The Post button turns your operations into ready-to-run G-code. It remembers your output file and writes work-offset-aware G-code — G54–G59 — with tool changes, spindle and coolant, and safe retracts. Post As…, Edit G-code…, Edit Post…, and Reveal Posts Folder sit in the dropdown, and posting an operation with stale toolpaths regenerates it first, so what you cut is always current.

Pick the post that matches your controller

Alongside the generic mill post, Mill ships ready-made posts for GRBL, FluidNC, and LinuxCNC. Choose one on your machine and the G-code comes out in that controller's dialect — no hand-editing.

Tool changes where they belong

On GRBL and FluidNC — which have no automatic tool changer — a tool change parks the spindle, spells out the tool in a comment, and pauses the program so you can swap the cutter, then resumes. A single-tool job never stops. LinuxCNC keeps its automatic tool changer with tool-length offsets. FluidNC can also emit its own native tool-change command when you've configured one.

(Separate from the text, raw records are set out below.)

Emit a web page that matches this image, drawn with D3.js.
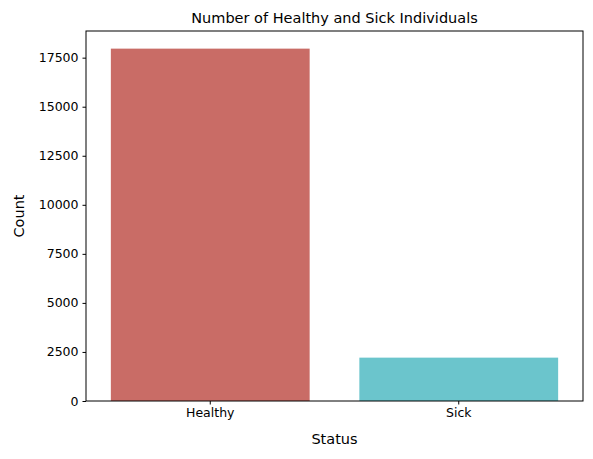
<!DOCTYPE html>
<html>
<head>
<meta charset="utf-8">
<script src="https://cdn.jsdelivr.net/npm/d3@7"></script>
<style>
  body { margin: 0; background: #fff; }
  text { font-family: "DejaVu Sans", sans-serif; }
</style>
</head>
<body>
<svg id="chart"></svg>
<script>
const categories = ["Healthy", "Sick"];
const counts = [17960, 2210];
const colors = ["#c96c66", "#6bc5cc"];
const yTicks = [0, 2500, 5000, 7500, 10000, 12500, 15000, 17500];

const width = 593, height = 459;
const margin = { top: 31, right: 10, bottom: 58, left: 86 };

const svg = d3.select("#chart").attr("width", width).attr("height", height);

const x = d3.scaleBand()
    .domain(categories)
    .range([margin.left, width - margin.right])
    .paddingInner(0.2)
    .paddingOuter(0.1);

const y = d3.scaleLinear()
    .domain([0, 18859])
    .range([height - margin.bottom, margin.top]);

svg.append("g")
    .selectAll("rect")
    .data(categories)
    .enter().append("rect")
    .attr("x", d => x(d))
    .attr("width", x.bandwidth())
    .attr("y", (d, i) => y(counts[i]))
    .attr("height", (d, i) => y(0) - y(counts[i]))
    .attr("fill", (d, i) => colors[i]);

const xAxis = svg.append("g")
    .attr("transform", `translate(0,${height - margin.bottom})`)
    .call(d3.axisBottom(x).tickSize(3.5).tickPadding(4));

const yAxis = svg.append("g")
    .attr("transform", `translate(${margin.left},0)`)
    .call(d3.axisLeft(y).tickValues(yTicks).tickFormat(d3.format("d")).tickSize(3.5).tickPadding(4));

[xAxis, yAxis].forEach(a => {
    a.selectAll("text").attr("font-size", 12.5).attr("fill", "#000").style("font-family", "DejaVu Sans");
    a.select(".domain").remove();
    a.selectAll("line").attr("stroke", "#000");
});

// frame
svg.append("rect")
    .attr("x", margin.left).attr("y", margin.top)
    .attr("width", width - margin.left - margin.right)
    .attr("height", height - margin.top - margin.bottom)
    .attr("fill", "none").attr("stroke", "#000").attr("stroke-width", 1);

svg.append("text")
    .attr("x", (margin.left + width - margin.right) / 2).attr("y", 23)
    .attr("text-anchor", "middle").attr("font-size", 14.5)
    .text("Number of Healthy and Sick Individuals");

svg.append("text")
    .attr("x", (margin.left + width - margin.right) / 2).attr("y", 444)
    .attr("text-anchor", "middle").attr("font-size", 14.5)
    .text("Status");

svg.append("text")
    .attr("transform", `translate(24,${(margin.top + height - margin.bottom) / 2}) rotate(-90)`)
    .attr("text-anchor", "middle").attr("font-size", 14.5)
    .text("Count");
</script>
</body>
</html>
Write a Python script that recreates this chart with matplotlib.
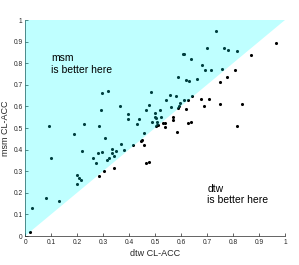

Keep the spindle running — or not

A Keep spindle between operations switch (on by default) lets the spindle run the whole program instead of stopping and restarting between every operation. Turn it off and each operation shuts the spindle down and spins it back up — your call. Coolant, safe retracts, and program-end style all follow the controller you picked.

Tuned to each control

LinuxCNC gets full path-blending and work-offset support; GRBL and FluidNC get lean, sender-friendly output. Drilling and boring post as ordinary moves and arcs that any of these controllers read the same way, so a program runs the same whichever post you choose.